──────── Data extract ────────
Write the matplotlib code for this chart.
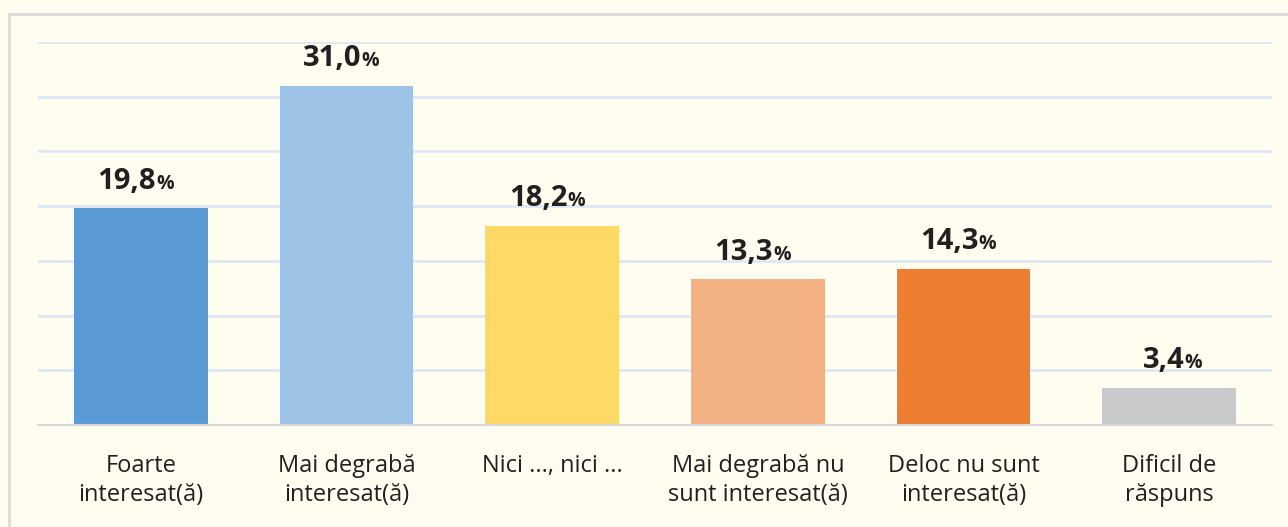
import matplotlib.pyplot as plt
from matplotlib.patches import Rectangle

categories = ['Foarte\ninteresat(ă)', 'Mai degrabă\ninteresat(ă)', 'Nici ..., nici ...',
              'Mai degrabă nu\nsunt interesat(ă)', 'Deloc nu sunt\ninteresat(ă)', 'Dificil de\nrăspuns']
values = [19.8, 31.0, 18.2, 13.3, 14.3, 3.4]
colors = ['#5B9BD5', '#9DC3E6', '#FFD966', '#F4B183', '#ED7D31', '#C8C9CB']

bg = '#FFFDEF'
txt = '#231F20'
plt.rcParams['font.family'] = ['Open Sans', 'DejaVu Sans']

fig = plt.figure(figsize=(12.88, 5.27), dpi=100, facecolor=bg)
ax = fig.add_axes([38 / 1288, 1 - 425 / 527, 1234 / 1288, 383 / 527])
ax.set_facecolor(bg)

# outer frame (only top/left visible in the reference)
fig.patches.append(Rectangle((8.5 / 1288, -0.2), 2, 1.2 - 13.5 / 527, transform=fig.transFigure,
                             fill=False, edgecolor='#DADADA', linewidth=2.0))

x = range(len(values))
ax.bar(x, values, width=0.65, color=colors, zorder=3)
ax.set_xlim(-0.5, 5.5)
ax.set_ylim(0, 35)
ax.set_yticks(range(0, 36, 5))
ax.yaxis.grid(True, color='#DEE7F3', linewidth=2.0, zorder=0)
ax.tick_params(axis='y', length=0, labelleft=False)
ax.tick_params(axis='x', length=0, pad=21)
ax.set_xticks(list(x))
ax.set_xticklabels(categories, fontsize=17, color=txt, linespacing=1.25)
for s in ['top', 'right', 'left']:
    ax.spines[s].set_visible(False)
ax.spines['bottom'].set_color('#D9D9D9')
ax.spines['bottom'].set_linewidth(1.5)
ax.spines['bottom'].set_zorder(4)

for i, v in enumerate(values):
    num = f'{v:.1f}'.replace('.', ',')
    ax.annotate(num, (i, v), xytext=(11, 14), textcoords='offset points', ha='right',
                va='baseline', fontsize=21, fontweight='bold', color=txt)
    ax.annotate('%', (i, v), xytext=(11, 14), textcoords='offset points', ha='left',
                va='baseline', fontsize=14, fontweight='bold', color=txt)

fig.savefig('out.png', dpi=100, facecolor=bg)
────────
● Exercise prompt: Look at the listing and set down only the lines from its start through the line with "from matplotlib.patches import Rectangle", word for word and without pictures.

● Written answer:
Write the matplotlib code for this chart.
import matplotlib.pyplot as plt
from matplotlib.patches import Rectangle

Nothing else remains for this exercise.